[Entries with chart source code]
========================================================================
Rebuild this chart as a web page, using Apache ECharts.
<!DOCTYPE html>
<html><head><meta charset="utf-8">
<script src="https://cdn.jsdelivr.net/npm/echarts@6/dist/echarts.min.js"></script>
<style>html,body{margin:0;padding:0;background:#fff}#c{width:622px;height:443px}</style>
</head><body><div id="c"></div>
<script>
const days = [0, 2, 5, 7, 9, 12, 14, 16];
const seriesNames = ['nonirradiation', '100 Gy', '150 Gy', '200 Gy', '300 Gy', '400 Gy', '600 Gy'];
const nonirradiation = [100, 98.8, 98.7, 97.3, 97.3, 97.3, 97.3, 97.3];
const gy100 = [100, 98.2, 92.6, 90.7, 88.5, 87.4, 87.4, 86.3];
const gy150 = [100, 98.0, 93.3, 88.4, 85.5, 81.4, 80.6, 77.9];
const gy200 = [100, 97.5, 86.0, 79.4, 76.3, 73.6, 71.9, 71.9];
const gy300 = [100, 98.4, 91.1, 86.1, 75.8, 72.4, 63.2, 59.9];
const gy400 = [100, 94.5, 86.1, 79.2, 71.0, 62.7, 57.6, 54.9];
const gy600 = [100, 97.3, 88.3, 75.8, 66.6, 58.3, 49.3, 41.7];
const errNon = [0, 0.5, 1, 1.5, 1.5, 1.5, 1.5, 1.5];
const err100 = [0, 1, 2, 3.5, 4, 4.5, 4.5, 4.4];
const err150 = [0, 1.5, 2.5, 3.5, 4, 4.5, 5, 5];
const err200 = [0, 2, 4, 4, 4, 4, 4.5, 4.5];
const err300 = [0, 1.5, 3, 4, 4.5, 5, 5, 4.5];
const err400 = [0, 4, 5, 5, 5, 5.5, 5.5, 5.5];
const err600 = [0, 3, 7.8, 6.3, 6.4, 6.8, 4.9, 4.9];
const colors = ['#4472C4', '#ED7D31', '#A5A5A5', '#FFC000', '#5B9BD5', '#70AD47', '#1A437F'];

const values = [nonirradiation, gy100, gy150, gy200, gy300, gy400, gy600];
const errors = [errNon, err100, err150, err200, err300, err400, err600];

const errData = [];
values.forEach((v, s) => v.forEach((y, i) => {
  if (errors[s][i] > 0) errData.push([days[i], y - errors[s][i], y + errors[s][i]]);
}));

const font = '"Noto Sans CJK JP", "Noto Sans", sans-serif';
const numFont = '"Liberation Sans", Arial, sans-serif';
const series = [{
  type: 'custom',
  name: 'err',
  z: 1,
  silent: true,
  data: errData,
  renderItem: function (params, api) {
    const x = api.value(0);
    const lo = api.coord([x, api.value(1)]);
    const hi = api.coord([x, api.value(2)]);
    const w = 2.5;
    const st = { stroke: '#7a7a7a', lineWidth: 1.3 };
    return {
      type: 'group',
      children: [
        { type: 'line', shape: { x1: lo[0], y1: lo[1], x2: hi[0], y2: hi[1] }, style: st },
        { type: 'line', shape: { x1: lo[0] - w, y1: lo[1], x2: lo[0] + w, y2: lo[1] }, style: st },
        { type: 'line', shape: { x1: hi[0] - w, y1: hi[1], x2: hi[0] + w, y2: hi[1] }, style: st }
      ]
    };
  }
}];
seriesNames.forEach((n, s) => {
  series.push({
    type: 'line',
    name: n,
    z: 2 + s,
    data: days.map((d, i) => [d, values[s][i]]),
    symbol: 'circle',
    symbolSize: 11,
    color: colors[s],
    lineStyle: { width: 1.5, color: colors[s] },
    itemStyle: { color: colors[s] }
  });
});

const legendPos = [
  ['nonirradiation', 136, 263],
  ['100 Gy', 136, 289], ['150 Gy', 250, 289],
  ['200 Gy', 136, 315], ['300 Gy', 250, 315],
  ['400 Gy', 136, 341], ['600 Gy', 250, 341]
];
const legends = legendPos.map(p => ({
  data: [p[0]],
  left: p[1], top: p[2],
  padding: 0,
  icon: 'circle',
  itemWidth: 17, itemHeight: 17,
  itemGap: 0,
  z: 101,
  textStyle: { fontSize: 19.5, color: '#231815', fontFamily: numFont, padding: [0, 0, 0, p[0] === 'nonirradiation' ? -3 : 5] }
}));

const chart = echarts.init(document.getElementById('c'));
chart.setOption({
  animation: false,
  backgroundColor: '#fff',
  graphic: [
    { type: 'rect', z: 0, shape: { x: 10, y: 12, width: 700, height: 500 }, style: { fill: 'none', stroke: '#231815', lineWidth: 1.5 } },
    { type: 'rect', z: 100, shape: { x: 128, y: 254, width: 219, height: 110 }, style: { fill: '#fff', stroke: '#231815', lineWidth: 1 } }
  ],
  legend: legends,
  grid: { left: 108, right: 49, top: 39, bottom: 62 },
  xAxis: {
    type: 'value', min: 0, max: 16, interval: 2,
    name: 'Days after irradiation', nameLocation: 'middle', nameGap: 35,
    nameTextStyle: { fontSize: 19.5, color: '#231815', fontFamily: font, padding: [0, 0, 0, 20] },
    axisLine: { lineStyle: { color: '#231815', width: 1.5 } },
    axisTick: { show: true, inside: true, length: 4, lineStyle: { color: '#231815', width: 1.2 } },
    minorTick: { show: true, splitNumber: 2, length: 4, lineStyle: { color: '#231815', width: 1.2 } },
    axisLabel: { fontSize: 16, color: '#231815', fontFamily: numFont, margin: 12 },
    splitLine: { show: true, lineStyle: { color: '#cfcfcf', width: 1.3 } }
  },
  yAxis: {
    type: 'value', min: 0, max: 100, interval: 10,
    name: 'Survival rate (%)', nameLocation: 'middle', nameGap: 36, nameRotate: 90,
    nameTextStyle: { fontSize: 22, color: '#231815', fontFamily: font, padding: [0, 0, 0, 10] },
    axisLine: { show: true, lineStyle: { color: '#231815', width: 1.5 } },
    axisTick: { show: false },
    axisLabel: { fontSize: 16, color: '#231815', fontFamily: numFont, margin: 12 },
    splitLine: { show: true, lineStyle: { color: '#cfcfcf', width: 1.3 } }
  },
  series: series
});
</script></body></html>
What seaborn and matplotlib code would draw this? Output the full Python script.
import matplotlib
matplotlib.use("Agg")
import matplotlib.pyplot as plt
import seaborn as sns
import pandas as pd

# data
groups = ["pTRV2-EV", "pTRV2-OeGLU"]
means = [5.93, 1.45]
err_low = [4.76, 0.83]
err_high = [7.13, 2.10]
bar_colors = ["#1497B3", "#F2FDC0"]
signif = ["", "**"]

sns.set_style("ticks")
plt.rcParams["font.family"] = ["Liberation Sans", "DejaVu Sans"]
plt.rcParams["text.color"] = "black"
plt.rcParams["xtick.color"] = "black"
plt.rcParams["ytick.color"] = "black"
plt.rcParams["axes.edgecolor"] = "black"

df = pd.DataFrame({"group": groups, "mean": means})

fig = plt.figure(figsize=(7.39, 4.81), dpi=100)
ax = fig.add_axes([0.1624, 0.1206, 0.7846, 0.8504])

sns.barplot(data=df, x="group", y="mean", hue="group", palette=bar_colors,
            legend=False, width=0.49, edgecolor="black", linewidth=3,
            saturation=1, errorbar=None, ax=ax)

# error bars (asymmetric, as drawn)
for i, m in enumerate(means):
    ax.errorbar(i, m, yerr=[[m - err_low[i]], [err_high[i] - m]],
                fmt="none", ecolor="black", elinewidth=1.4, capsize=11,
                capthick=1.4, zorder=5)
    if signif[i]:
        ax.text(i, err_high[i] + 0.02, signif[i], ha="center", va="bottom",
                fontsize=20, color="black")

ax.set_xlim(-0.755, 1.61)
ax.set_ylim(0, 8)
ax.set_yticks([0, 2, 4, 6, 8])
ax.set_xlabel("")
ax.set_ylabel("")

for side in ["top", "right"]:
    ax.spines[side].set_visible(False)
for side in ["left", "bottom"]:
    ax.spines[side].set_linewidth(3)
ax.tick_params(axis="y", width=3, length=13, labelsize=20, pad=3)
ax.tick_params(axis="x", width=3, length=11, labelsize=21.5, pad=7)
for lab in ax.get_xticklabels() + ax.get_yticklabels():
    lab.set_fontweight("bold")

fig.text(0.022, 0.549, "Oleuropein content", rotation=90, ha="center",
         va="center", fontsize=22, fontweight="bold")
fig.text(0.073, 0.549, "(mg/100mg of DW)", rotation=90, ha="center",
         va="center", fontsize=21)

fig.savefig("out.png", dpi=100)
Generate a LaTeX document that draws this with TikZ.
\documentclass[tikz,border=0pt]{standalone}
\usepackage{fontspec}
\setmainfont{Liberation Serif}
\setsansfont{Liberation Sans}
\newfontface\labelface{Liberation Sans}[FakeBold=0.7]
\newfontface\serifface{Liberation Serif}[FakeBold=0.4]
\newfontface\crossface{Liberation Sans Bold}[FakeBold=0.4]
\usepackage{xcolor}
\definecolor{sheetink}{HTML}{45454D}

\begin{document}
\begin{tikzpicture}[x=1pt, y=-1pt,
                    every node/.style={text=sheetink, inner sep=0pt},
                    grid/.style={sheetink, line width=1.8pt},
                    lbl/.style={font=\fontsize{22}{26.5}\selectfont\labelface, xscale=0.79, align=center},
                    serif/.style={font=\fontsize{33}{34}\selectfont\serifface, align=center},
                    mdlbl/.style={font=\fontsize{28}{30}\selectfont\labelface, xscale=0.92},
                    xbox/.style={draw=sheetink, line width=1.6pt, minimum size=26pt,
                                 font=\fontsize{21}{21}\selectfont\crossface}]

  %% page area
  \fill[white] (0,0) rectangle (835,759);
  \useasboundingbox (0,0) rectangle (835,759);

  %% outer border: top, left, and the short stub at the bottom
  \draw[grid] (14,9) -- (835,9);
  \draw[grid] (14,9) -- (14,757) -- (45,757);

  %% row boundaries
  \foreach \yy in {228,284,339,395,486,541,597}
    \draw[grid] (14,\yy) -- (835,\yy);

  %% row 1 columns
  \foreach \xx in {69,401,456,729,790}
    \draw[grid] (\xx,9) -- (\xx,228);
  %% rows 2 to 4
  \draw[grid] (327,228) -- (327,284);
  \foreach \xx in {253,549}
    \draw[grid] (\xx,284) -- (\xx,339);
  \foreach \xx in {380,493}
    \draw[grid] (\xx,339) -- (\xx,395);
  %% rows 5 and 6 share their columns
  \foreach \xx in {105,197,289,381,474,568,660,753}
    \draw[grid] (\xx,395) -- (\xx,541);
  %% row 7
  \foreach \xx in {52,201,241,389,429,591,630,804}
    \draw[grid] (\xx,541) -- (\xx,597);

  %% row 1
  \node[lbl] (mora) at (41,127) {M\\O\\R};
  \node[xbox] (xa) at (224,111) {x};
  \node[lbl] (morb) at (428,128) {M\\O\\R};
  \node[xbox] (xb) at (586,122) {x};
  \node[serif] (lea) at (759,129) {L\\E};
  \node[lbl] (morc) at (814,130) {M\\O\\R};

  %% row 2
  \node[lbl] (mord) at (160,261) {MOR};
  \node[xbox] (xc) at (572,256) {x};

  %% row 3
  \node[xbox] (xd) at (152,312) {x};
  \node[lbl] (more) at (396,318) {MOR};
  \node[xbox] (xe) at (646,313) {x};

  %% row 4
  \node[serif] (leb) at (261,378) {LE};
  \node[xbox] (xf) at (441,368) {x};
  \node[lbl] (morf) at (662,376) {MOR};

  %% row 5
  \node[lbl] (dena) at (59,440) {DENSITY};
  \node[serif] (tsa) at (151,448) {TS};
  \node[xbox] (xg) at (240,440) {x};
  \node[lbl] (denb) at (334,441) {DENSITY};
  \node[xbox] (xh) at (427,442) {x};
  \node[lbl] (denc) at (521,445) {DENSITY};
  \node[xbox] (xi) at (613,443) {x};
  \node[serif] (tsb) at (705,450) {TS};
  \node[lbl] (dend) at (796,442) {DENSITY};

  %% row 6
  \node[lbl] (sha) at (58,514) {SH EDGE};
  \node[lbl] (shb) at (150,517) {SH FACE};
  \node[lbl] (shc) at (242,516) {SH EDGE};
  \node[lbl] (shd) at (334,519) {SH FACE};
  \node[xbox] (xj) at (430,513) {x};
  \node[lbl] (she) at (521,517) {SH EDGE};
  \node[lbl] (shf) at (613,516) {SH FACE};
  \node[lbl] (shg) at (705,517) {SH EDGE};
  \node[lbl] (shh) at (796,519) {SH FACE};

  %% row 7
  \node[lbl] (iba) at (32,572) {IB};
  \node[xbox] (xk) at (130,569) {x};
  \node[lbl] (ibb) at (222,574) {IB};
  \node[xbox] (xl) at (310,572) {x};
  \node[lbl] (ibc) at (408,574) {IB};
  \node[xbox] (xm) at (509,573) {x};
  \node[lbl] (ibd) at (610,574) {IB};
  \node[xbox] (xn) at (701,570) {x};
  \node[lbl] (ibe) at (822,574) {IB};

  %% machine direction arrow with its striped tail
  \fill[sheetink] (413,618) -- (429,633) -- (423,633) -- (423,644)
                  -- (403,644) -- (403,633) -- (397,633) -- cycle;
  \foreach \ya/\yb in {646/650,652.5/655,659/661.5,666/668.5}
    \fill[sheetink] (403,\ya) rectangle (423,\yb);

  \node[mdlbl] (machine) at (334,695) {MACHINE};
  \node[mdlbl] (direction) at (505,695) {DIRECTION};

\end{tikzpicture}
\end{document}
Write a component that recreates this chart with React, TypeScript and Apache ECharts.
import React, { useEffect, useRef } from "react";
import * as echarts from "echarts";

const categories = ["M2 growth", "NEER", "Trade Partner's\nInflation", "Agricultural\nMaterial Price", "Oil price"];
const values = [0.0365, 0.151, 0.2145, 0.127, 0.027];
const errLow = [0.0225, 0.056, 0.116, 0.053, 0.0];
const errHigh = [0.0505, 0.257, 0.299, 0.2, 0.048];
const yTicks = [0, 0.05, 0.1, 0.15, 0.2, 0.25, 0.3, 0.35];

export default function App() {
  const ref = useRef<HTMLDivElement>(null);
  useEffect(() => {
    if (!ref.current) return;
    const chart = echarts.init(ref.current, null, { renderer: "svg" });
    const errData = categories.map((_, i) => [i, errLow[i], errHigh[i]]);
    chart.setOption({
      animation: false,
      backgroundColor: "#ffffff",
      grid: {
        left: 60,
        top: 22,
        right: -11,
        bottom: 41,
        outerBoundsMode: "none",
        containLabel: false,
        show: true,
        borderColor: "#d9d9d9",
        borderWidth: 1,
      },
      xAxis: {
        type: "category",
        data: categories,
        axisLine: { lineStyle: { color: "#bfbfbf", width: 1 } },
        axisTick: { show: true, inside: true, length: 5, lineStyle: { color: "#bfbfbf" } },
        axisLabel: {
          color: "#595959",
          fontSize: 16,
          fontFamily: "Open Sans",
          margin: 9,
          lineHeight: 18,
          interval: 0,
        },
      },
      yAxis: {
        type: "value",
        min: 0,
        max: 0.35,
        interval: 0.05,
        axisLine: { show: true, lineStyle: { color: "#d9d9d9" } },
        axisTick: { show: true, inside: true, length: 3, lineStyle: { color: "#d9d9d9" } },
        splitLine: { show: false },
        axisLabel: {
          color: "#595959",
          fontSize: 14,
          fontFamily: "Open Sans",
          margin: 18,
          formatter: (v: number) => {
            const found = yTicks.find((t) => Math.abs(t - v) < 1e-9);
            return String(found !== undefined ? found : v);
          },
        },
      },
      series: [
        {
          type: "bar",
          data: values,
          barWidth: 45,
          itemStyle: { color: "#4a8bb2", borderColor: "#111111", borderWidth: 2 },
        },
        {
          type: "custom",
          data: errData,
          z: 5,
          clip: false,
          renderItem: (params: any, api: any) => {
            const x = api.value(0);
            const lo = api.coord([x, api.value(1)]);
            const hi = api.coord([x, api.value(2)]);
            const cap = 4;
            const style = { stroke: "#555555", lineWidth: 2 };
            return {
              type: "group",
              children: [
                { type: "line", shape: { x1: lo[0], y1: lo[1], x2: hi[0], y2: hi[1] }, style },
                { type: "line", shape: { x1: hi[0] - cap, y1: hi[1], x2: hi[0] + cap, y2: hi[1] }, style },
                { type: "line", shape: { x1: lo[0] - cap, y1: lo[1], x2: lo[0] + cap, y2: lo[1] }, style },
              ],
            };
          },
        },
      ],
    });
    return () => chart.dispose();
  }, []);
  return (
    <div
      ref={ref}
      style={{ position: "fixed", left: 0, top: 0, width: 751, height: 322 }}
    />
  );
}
========================================================================
#### [Your instructions]
Report how many lines in the entries hold the string "page". Nothing but the number is wanted.

#### [Answer for this exercise]
2